Woodhaven Residents’ Block Association Combats Noise and Graffiti

Woodhaven Residents’ Block Association Combats Noise and Graffiti

Woodhaven Residents’ Block Association board members ask Police Officer Jose Severino about the 102nd Precinct’s crackdown on noise complaints. Forum Newsgroup photo by Jeremiah Dobruck.

Cops in Woodhaven say they’re tightening enforcement on noise complaints, and residents are running their own crackdown on graffiti.

At the Woodhaven Residents’ Block Association (WRBA) meeting on Friday, the 102nd Precinct gave an update on their ongoing battle against noise.
The Precinct has begun partnering with other city agencies and levying more fines against chronic offenders.

According to said Police Officer Jose Severino of the 102nd Precinct’s Community Affairs division, a chronic noise offender is any location that receives four or more complaints in a month.

Mostly they’re private residences constantly bugging neighbors, he said. Now, it is precinct procedure is to send a supervisor to those chronic locations and write a summons without warning.

“It’s no more Mr. Nice Guy. People are going to get summonses,” Severino said. “If the summonses don’t work, we’ll take your stereo. It’s been a success. The number of calls have dropped.”

With the help of the 102nd Precinct and Councilman Eric Ulrich, the Department of Environmental Protection conducted an operation to penalize those chronic locations.

DEP inspectors with decibel meters visited a clutch of sites on July 14.

With those meters, they were able to measure ambient noise levels and have measurable proof when someone is violating a noise ordinance.

Those violations run $350 or more, a representative for Ulrich noted.

Meanwhile, residents have waged their own war against another nuisance: graffiti.

The WRBA surveyed all the mail- boxes in Woodhaven and took note of how many had graffiti on them. In one zone the WRBA focused on,
44 percent of mailboxes were tagged, said Ed Wendell, the group’s president.

So, this month, he got together a group of people, and in one day, they repainted all the mailboxes.

“By the time we were done, it was 100 percent clean,” he said. But it was short lived. “Within 10 days, it was up to 56 percent [tagged].”
Wendell’s and the WRBA’s mission isn’t ending there though.

He said because the mailboxes had just been freshly painted, it was easy to touch them up to cover the graffiti.

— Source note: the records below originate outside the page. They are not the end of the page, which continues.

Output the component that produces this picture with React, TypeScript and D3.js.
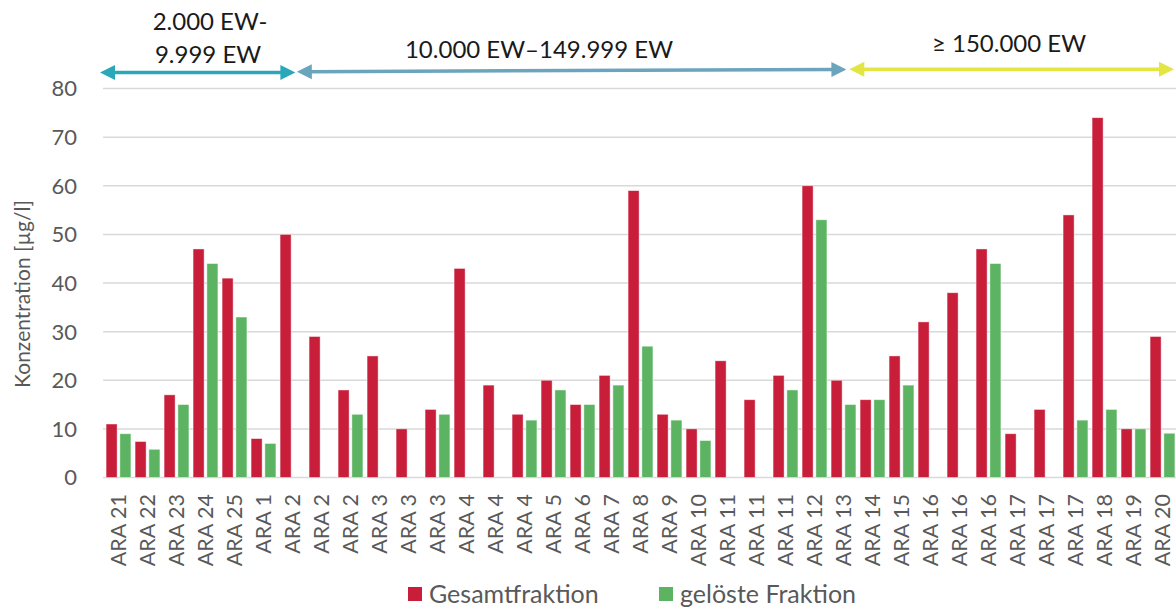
import React from "react";
import * as d3 from "d3";

const categories = [
  "ARA 21", "ARA 22", "ARA 23", "ARA 24", "ARA 25", "ARA 1", "ARA 2", "ARA 2", "ARA 2",
  "ARA 3", "ARA 3", "ARA 3", "ARA 4", "ARA 4", "ARA 4", "ARA 5", "ARA 6", "ARA 7", "ARA 8",
  "ARA 9", "ARA 10", "ARA 11", "ARA 11", "ARA 11", "ARA 12", "ARA 13", "ARA 14", "ARA 15",
  "ARA 16", "ARA 16", "ARA 16", "ARA 17", "ARA 17", "ARA 17", "ARA 18", "ARA 19", "ARA 20",
];

const gesamt: (number | null)[] = [
  11, 7.4, 17, 47, 41, 8, 50, 29, 18,
  25, 10, 14, 43, 19, 13, 20, 15, 21, 59,
  13, 10, 24, 16, 21, 60, 20, 16, 25,
  32, 38, 47, 9, 14, 54, 74, 10, 29,
];

const geloest: (number | null)[] = [
  9, 5.8, 15, 44, 33, 7, null, null, 13,
  null, null, 13, null, null, 11.8, 18, 15, 19, 27,
  11.8, 7.6, null, null, 18, 53, 15, 16, 19,
  null, null, 44, null, null, 11.8, 14, 10, 9.1,
];

const yTicks = [0, 10, 20, 30, 40, 50, 60, 70, 80];

const seriesNames = ["Gesamtfraktion", "gelöste Fraktion"];
const seriesColors = ["#C81E3A", "#5CB462"];

const groups = [
  { lines: ["2.000 EW-", "9.999 EW"], from: 0, to: 6.6, color: "#2AA8BA" },
  { lines: ["10.000 EW–149.999 EW"], from: 6.65, to: 25.6, color: "#6BA4BD" },
  { lines: ["≥ 150.000 EW"], from: 25.7, to: 36.85, color: "#E3E542" },
];

const FONT = "Lato, 'Open Sans', sans-serif";

export default function App() {
  const W = 1176;
  const H = 610;
  const x0 = 104;
  const x1 = 1177;
  const y = d3.scaleLinear().domain([0, 80]).range([477.5, 88.5]);
  const idx = categories.map((_, i) => String(i));
  const x = d3.scaleBand().domain(idx).range([x0, x1]).paddingInner(0).paddingOuter(0);
  const sub = d3
    .scaleBand()
    .domain(["g", "l"])
    .range([0, x.bandwidth()])
    .paddingInner(0.2)
    .paddingOuter(0.15);
  const gx = d3.scaleLinear().domain([0, categories.length]).range([x0, x1]);

  const arrow = (xa: number, ya: number, xb: number, yb: number, color: string, key: string) => {
    const L = 15;
    const hw = 7.5;
    const ang = Math.atan2(yb - ya, xb - xa);
    const c = Math.cos(ang);
    const s = Math.sin(ang);
    const head = (tx: number, ty: number, dir: number) => {
      const bx = tx - dir * L * c;
      const by = ty - dir * L * s;
      return `${tx},${ty} ${bx - hw * s},${by + hw * c} ${bx + hw * s},${by - hw * c}`;
    };
    return (
      <g key={key}>
        <line
          x1={xa + L * c * 0.8}
          y1={ya + L * s * 0.8}
          x2={xb - L * c * 0.8}
          y2={yb - L * s * 0.8}
          stroke={color}
          strokeWidth={3.5}
        />
        <polygon points={head(xb, yb, 1)} fill={color} />
        <polygon points={head(xa, ya, -1)} fill={color} />
      </g>
    );
  };

  const arrowY = [
    [72.5, 72.5],
    [71.7, 69.5],
    [69.3, 69.3],
  ];

  return (
    <svg width={W} height={H} style={{ display: "block", position: "absolute", left: 0, top: 0 }} fontFamily={FONT}>
      <rect width={W} height={H} fill="#fff" />
      {yTicks.map((t) => (
        <g key={t}>
          <line x1={x0 - 1} x2={W} y1={y(t)} y2={y(t)} stroke="#D9D9D9" strokeWidth={1.5} />
          <text x={77} y={y(t)} dy="0.36em" textAnchor="end" fontSize={22} fill="#595959">
            {t}
          </text>
        </g>
      ))}
      {categories.map((c, i) => {
        const bx = x(String(i))!;
        const g = gesamt[i];
        const l = geloest[i];
        return (
          <g key={i}>
            {g != null && (
              <rect
                x={bx + sub("g")!}
                y={y(g)}
                width={sub.bandwidth()}
                height={y(0) - y(g)}
                fill={seriesColors[0]}
                stroke="#fff"
                strokeOpacity={0.55}
                strokeWidth={0.8}
              />
            )}
            {l != null && (
              <rect
                x={bx + sub("l")!}
                y={y(l)}
                width={sub.bandwidth()}
                height={y(0) - y(l)}
                fill={seriesColors[1]}
                stroke="#fff"
                strokeOpacity={0.55}
                strokeWidth={0.8}
              />
            )}
            <text
              transform={`translate(${bx + x.bandwidth() / 2},${494}) rotate(-90)`}
              textAnchor="end"
              dy="0.36em"
              fontSize={21.5}
              fill="#595959"
            >
              {c}
            </text>
          </g>
        );
      })}
      <text
        transform={`translate(22,294) rotate(-90)`}
        textAnchor="middle"
        dy="0.36em"
        fontSize={21}
        fill="#595959"
      >
        Konzentration [µg/l]
      </text>
      {groups.map((gr, i) =>
        arrow(
          i === 0 ? 100 : gx(gr.from),
          arrowY[i][0],
          i === 2 ? 1174 : gx(gr.to),
          arrowY[i][1],
          gr.color,
          "a" + i
        )
      )}
      <text x={210} y={30} textAnchor="middle" fontSize={24} fill="#1a1a1a">
        {groups[0].lines[0]}
      </text>
      <text x={208} y={63} textAnchor="middle" fontSize={24} fill="#1a1a1a">
        {groups[0].lines[1]}
      </text>
      <text x={539} y={58} textAnchor="middle" fontSize={24} fill="#1a1a1a">
        {groups[1].lines[0]}
      </text>
      <text x={1009} y={52} textAnchor="middle" fontSize={24} fill="#1a1a1a">
        {groups[2].lines[0]}
      </text>
      {seriesNames.map((n, i) => {
        const lx = i === 0 ? 408 : 659;
        return (
          <g key={n}>
            <rect x={lx} y={587} width={14} height={14} fill={seriesColors[i]} />
            <text x={lx + 21} y={594} dy="0.36em" fontSize={25} fill="#595959">
              {n}
            </text>
          </g>
        );
      })}
    </svg>
  );
}
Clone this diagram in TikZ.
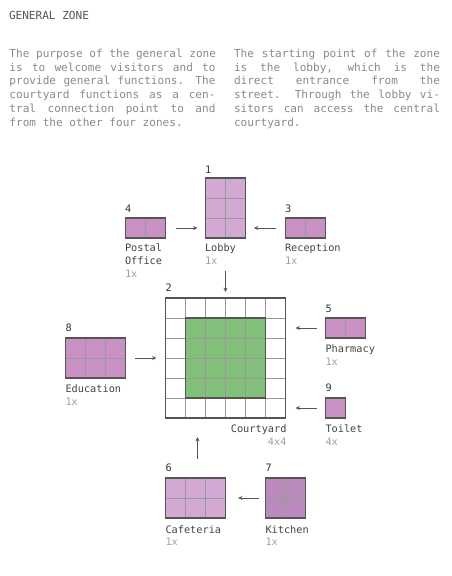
\documentclass[tikz,border=0pt]{standalone}
\usepackage{fontspec}
\newfontfamily\monof{DejaVu Sans Mono}
\usetikzlibrary{arrows.meta}
\definecolor{titlec}{HTML}{555555}
\definecolor{parac}{HTML}{8A8A8A}
\definecolor{labc}{HTML}{444444}
\definecolor{numc}{HTML}{333333}
\definecolor{cntc}{HTML}{A0A0A0}
\definecolor{bordc}{HTML}{555555}
\definecolor{gridc}{HTML}{999999}
\definecolor{arrc}{HTML}{555555}
\definecolor{lightp}{HTML}{D3A9D3}
\definecolor{midp}{HTML}{C990C4}
\definecolor{darkp}{HTML}{B98ABB}
\definecolor{greenc}{HTML}{82BF7A}
\newlength\colw
\setlength\colw{154.5pt}
\newcommand\jline[1]{\hbox to \colw{\spaceskip=\fontdimen2\font plus 1fil\relax #1}}
\newcommand\lline[1]{\hbox to \colw{#1\hfil}}
\newcommand\bigf{\monof\fontsize{8.3}{10.3}\selectfont}
\newcommand\smallf{\monof\fontsize{7.7}{9.5}\selectfont}
\tikzset{
  room/.style={inner sep=0pt, outer sep=0pt, anchor=north west, draw=none},
  gridl/.style={draw=gridc, line width=0.75pt},
  bordl/.style={draw=bordc, line width=0.9pt},
  txt/.style={inner sep=0pt, outer sep=0pt, anchor=base west},
  lab/.style={txt, font=\smallf, text=labc},
  num/.style={txt, font=\smallf, text=numc},
  cnt/.style={txt, font=\smallf, text=cntc},
  arr/.style={draw=arrc, line width=0.7pt, -{Stealth[length=3.2pt,width=3pt]}},
}
% name, x, y, cols, rows, fill
\newcommand\room[6]{%
  \node[room, fill=#6, minimum width=#4*15pt, minimum height=#5*15pt] (#1) at (#2,#3) {};
  \begin{scope}[shift={(#1.north west)}]
    \draw[gridl] (0,0) grid[step=15pt] (#4*20,#5*20);
  \end{scope}
  \draw[bordl] (#1.north west) rectangle (#1.south east);
}
\begin{document}
\begin{tikzpicture}[x=0.75pt,y=-0.75pt]
\useasboundingbox[fill=white] (0,0) rectangle (451,576);

% title
\node[txt, font=\bigf, text=titlec] (title) at (9,19) {GENERAL ZONE};

% paragraphs
\node[txt, font=\bigf, text=parac] (parl) at (9.5,57.5) {\vtop{\baselineskip=10.28pt\lineskiplimit=-20pt
\jline{The purpose of the general zone}
\jline{is to welcome visitors and to}
\jline{provide general functions. The}
\jline{courtyard functions as a cen-}
\jline{tral connection point to and}
\lline{from the other four zones.}}};
\node[txt, font=\bigf, text=parac] (parr) at (234,57.5) {\vtop{\baselineskip=10.28pt\lineskiplimit=-20pt
\jline{The starting point of the zone}
\jline{is the lobby, which is the}
\jline{direct entrance from the}
\jline{street. Through the lobby vi-}
\jline{sitors can access the central}
\lline{courtyard.}}};

% rooms
\room{lobby}{205.5}{178}{2}{3}{lightp}
\room{postal}{125.5}{218}{2}{1}{midp}
\room{reception}{285.5}{218}{2}{1}{midp}
\room{education}{65.5}{338}{3}{2}{midp}
\room{pharmacy}{325.5}{318}{2}{1}{midp}
\room{toilet}{325.5}{398}{1}{1}{midp}
\room{cafeteria}{165.5}{478}{3}{2}{lightp}
\room{kitchen}{265.5}{478}{2}{2}{darkp}

% courtyard
\node[room, fill=white, minimum width=90pt, minimum height=90pt] (court) at (165.5,298) {};
\node[room, fill=greenc, minimum width=60pt, minimum height=60pt] (courtin) at (185.5,318) {};
\begin{scope}[shift={(court.north west)}]
  \draw[gridl] (0,0) grid[step=15pt] (120,120);
\end{scope}
\draw[bordl] (court.north west) rectangle (court.south east);
\draw[bordl] (courtin.north west) rectangle (courtin.south east);

% numbers
\node[num] (n1) at (205,173.5) {1};
\node[num] (n4) at (125,212) {4};
\node[num] (n3) at (285,212) {3};
\node[num] (n2) at (165.5,291) {2};
\node[num] (n8) at (65.5,331) {8};
\node[num] (n5) at (325.5,312) {5};
\node[num] (n9) at (325.5,391) {9};
\node[num] (n6) at (165.5,471) {6};
\node[num] (n7) at (265.5,471) {7};

% labels
\node[lab] (lpostal) at (125,251) {Postal};
\node[lab] (lpostal2) at (125,264.5) {Office};
\node[cnt] (cpostal) at (125,277.5) {1x};
\node[lab] (llobby) at (205,251) {Lobby};
\node[cnt] (clobby) at (205,264.5) {1x};
\node[lab] (lrec) at (285,251) {Reception};
\node[cnt] (crec) at (285,264.5) {1x};
\node[lab] (ledu) at (65.5,392.5) {Education};
\node[cnt] (cedu) at (65.5,405.5) {1x};
\node[lab] (lpharm) at (325.5,352) {Pharmacy};
\node[cnt] (cpharm) at (325.5,365) {1x};
\node[lab] (ltoilet) at (325.5,432) {Toilet};
\node[cnt] (ctoilet) at (325.5,445) {4x};
\node[lab, anchor=base east] (lcourt) at (286.5,432) {Courtyard};
\node[cnt, anchor=base east] (ccourt) at (286.5,445) {4x4};
\node[lab] (lcafe) at (165.5,533) {Cafeteria};
\node[cnt] (ccafe) at (165.5,545.5) {1x};
\node[lab] (lkit) at (265.5,533) {Kitchen};
\node[cnt] (ckit) at (265.5,545.5) {1x};

% arrows
\draw[arr, shorten <=7.5pt, shorten >=6pt] (postal.east) -- (postal.east -| lobby.west);
\draw[arr, shorten <=7.5pt, shorten >=6.3pt] (reception.west) -- (reception.west -| lobby.east);
\draw[arr, shorten <=24.75pt, shorten >=4.5pt] (lobby.south) -- (lobby.south |- court.north);
\draw[arr, shorten <=7.1pt, shorten >=6.75pt] (education.east) -- (education.east -| court.west);
\draw[arr, shorten <=6.75pt, shorten >=7.5pt] (pharmacy.west) -- (pharmacy.west -| court.east);
\draw[arr, shorten <=6.75pt, shorten >=7.5pt] (toilet.west) -- (toilet.west -| court.east);
\draw[arr, shorten <=14.25pt, shorten >=14.25pt] ([xshift=1.5pt]cafeteria.north) -- ([xshift=1.5pt]cafeteria.north |- court.south);
\draw[arr, shorten <=5pt, shorten >=9.5pt] (kitchen.west) -- (kitchen.west -| cafeteria.east);
\end{tikzpicture}
\end{document}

“To get it back to 100 percent clean, it took three of us an hour and 9 minutes. And most of that was spent in the car,” he said.
That revealed how plausible it is to keep the community’s mailboxes graffiti free.

He said the group has also started taking pictures of the tags to hand over to police.

As they’ve kept track, the WRBA found out it’s mostly a variation of two tags found on all the boxes.

“They don’t really have us outnumbered like we sometimes think they do,” Wendell said.

The WRBA also conducted an experiment on how 311 handles complaints.

Members called in about a dozen illegally posted signs mostly in Richmond Hill and measured how the Sanitation Department responded.
“This is something that’s been a pet peeve of ours that we’ve been pursuing for quite a while and trying different approaches just to see if we can finally get this one problem out of the way,” said Alex Blenkinsopp.

Blenkinsopp said sanitation responded to all the locations within three days and the complaints were marked as resolved in the 311 system.
The problem, though, is that in seven of the 12 cases, the signs called in were still there after the complaint was closed.

Blenkinsopp said often, the Sanitation Department noted they could not find the offending sign.

After speaking with 311, he said the problem may be the way a complaint is reported. He said it’s more helpful to report an exact address where the sign is posted as opposed to a cross street.

The WRBA will be conducting another experiment to see if that helps.

“We’re still working on ways to get to the bottom of this problem,” Blenkinsopp said.